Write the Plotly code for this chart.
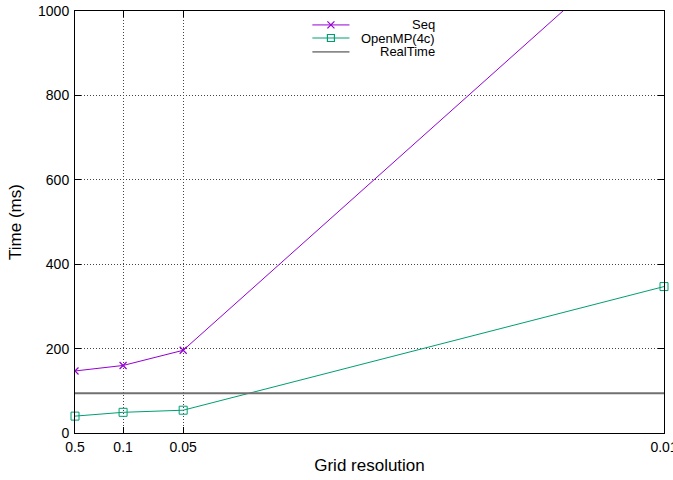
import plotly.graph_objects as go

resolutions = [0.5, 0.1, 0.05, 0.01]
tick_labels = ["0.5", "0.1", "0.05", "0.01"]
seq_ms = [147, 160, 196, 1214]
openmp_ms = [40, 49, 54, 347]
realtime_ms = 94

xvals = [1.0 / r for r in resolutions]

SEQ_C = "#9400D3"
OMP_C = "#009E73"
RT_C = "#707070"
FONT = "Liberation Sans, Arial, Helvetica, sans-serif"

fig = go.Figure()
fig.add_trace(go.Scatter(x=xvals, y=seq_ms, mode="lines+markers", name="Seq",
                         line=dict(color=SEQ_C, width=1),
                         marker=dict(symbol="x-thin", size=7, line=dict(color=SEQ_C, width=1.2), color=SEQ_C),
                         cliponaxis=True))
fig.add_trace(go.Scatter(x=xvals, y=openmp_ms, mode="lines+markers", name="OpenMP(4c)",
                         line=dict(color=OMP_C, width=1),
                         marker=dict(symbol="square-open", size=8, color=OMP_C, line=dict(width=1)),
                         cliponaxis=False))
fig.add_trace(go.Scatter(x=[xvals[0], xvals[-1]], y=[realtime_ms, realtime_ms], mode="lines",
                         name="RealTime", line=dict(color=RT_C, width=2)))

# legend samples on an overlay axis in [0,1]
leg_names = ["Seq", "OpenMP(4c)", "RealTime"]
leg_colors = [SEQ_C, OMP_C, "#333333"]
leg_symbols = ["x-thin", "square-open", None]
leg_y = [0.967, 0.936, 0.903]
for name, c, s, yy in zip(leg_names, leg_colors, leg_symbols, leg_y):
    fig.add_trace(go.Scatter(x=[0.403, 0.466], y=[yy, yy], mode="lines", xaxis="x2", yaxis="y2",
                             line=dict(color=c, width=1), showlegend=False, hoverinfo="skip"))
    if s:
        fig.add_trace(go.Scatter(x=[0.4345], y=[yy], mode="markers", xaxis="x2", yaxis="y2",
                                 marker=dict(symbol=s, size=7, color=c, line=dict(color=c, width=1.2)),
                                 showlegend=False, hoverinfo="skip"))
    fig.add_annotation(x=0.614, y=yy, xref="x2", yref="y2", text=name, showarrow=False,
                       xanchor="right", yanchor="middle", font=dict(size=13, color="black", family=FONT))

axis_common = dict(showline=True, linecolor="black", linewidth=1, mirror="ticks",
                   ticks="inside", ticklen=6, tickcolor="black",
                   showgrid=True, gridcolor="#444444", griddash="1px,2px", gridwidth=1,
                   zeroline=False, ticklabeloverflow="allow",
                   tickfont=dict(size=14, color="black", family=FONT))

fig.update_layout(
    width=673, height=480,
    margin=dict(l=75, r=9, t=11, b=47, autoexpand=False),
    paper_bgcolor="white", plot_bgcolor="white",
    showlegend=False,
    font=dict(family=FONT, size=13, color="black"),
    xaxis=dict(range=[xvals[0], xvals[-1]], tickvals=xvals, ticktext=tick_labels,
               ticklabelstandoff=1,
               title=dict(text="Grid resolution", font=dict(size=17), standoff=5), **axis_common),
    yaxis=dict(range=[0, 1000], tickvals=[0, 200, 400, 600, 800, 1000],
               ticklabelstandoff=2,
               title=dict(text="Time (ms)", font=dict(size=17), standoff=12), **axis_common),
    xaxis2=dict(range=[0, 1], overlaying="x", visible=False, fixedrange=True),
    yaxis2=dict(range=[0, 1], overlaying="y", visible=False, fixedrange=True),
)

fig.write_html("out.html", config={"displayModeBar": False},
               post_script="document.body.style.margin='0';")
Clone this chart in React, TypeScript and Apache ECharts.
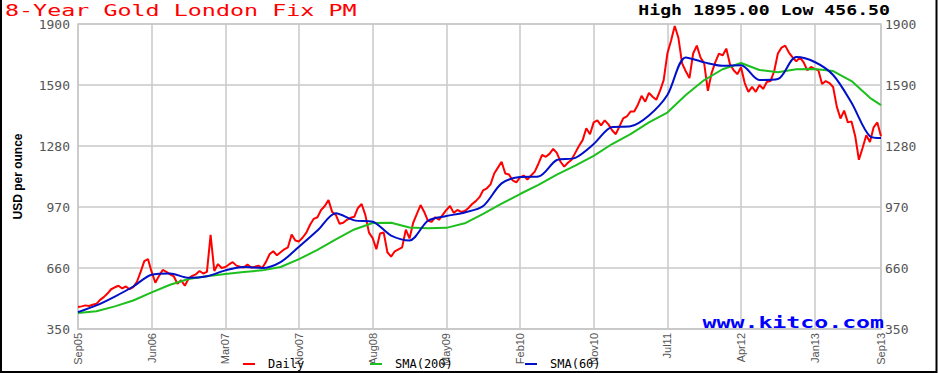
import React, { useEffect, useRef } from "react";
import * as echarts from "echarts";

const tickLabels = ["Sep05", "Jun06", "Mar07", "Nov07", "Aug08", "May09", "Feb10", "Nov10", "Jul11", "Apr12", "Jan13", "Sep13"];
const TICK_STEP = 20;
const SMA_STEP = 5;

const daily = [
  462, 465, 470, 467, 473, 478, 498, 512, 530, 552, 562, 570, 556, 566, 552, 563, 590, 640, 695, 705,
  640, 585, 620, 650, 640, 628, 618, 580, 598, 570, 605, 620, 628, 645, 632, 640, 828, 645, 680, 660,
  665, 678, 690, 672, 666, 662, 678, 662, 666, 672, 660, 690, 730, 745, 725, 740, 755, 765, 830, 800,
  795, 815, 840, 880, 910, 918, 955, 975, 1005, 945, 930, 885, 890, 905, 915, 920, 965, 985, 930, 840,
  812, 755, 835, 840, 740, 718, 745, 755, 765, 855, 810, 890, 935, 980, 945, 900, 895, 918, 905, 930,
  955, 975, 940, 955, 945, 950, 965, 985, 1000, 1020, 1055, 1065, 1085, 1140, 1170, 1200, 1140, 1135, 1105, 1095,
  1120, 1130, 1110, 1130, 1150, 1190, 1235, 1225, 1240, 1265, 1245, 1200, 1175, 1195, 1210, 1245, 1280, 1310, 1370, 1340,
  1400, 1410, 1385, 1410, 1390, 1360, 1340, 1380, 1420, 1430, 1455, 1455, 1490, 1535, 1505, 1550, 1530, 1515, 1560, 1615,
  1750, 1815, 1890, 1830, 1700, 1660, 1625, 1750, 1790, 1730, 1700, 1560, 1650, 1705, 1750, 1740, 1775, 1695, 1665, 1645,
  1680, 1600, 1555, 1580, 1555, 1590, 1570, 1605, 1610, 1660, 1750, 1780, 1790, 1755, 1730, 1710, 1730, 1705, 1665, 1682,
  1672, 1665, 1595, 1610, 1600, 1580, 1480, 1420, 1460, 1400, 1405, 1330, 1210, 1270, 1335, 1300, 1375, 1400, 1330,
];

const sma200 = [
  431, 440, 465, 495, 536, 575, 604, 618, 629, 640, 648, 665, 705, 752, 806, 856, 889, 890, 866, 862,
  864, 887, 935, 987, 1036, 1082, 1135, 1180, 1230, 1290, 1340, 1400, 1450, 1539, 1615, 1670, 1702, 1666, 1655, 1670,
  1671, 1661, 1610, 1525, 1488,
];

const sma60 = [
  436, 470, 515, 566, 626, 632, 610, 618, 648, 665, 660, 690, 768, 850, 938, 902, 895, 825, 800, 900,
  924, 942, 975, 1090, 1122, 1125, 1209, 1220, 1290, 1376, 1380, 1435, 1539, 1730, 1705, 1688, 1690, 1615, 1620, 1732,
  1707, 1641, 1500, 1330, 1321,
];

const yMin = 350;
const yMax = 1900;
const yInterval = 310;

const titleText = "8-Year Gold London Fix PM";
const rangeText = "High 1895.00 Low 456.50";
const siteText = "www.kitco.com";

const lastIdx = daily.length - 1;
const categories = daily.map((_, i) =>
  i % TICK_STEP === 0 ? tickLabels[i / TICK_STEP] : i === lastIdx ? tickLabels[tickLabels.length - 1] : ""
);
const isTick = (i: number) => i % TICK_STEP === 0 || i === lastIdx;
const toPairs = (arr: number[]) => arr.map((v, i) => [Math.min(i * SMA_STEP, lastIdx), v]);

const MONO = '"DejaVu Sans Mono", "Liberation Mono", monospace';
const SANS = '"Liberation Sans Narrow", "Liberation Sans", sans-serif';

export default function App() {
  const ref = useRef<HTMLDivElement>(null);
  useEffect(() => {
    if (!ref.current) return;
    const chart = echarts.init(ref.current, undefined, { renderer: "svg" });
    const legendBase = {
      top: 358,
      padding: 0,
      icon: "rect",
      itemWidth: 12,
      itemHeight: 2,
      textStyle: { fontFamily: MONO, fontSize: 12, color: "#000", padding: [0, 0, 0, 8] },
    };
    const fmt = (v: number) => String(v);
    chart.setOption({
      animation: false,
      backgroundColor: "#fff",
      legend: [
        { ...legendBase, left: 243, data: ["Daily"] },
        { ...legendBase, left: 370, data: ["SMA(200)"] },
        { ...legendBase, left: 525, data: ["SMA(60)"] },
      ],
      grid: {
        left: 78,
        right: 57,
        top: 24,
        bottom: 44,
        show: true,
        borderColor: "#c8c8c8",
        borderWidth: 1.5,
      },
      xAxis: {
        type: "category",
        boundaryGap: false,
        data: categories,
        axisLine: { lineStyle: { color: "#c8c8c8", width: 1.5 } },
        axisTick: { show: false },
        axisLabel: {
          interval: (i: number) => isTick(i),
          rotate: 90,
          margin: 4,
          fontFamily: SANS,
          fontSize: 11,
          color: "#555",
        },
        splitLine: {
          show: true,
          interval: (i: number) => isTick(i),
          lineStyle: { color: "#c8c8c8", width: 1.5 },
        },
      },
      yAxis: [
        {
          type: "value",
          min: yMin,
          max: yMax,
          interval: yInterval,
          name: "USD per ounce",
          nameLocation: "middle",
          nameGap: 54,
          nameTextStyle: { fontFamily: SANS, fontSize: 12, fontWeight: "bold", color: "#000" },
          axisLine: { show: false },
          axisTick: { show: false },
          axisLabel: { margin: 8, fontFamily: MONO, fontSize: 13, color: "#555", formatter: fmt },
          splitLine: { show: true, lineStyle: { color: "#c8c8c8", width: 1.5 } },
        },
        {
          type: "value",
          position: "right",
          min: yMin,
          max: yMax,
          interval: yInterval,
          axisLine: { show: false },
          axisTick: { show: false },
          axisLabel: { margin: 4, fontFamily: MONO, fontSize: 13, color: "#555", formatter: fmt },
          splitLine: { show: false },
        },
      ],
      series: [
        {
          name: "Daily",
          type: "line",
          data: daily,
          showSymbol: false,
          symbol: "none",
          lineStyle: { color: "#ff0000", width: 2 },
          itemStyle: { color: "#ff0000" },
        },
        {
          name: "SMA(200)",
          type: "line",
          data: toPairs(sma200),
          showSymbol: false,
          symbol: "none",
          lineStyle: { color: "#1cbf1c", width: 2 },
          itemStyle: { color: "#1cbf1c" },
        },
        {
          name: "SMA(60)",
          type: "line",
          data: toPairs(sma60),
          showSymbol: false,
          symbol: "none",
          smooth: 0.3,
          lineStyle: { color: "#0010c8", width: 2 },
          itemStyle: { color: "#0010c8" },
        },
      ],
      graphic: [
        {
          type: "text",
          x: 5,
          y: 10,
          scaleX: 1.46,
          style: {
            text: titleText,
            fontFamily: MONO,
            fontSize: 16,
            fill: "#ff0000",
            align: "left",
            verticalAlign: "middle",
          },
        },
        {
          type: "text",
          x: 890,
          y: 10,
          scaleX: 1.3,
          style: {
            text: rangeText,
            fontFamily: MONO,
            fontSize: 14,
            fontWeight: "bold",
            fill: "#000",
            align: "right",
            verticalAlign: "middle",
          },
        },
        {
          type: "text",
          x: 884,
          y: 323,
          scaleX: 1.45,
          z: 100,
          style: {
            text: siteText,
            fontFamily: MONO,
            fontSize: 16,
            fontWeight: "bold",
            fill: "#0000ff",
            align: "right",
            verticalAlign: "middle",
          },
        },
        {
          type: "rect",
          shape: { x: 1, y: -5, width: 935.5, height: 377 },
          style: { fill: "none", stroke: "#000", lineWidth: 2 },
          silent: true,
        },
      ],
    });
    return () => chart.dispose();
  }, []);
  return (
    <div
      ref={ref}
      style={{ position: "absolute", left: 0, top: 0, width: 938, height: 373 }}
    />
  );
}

══════════

- **Given exercise**: Write out the lines from the one containing "Clone this chart" down to the one containing "const SMA_STEP = 5;", both included, exactly as they appear. Leave out any pictures.

- **Result of the task**:
Clone this chart in React, TypeScript and Apache ECharts.
import React, { useEffect, useRef } from "react";
import * as echarts from "echarts";

const tickLabels = ["Sep05", "Jun06", "Mar07", "Nov07", "Aug08", "May09", "Feb10", "Nov10", "Jul11", "Apr12", "Jan13", "Sep13"];
const TICK_STEP = 20;
const SMA_STEP = 5;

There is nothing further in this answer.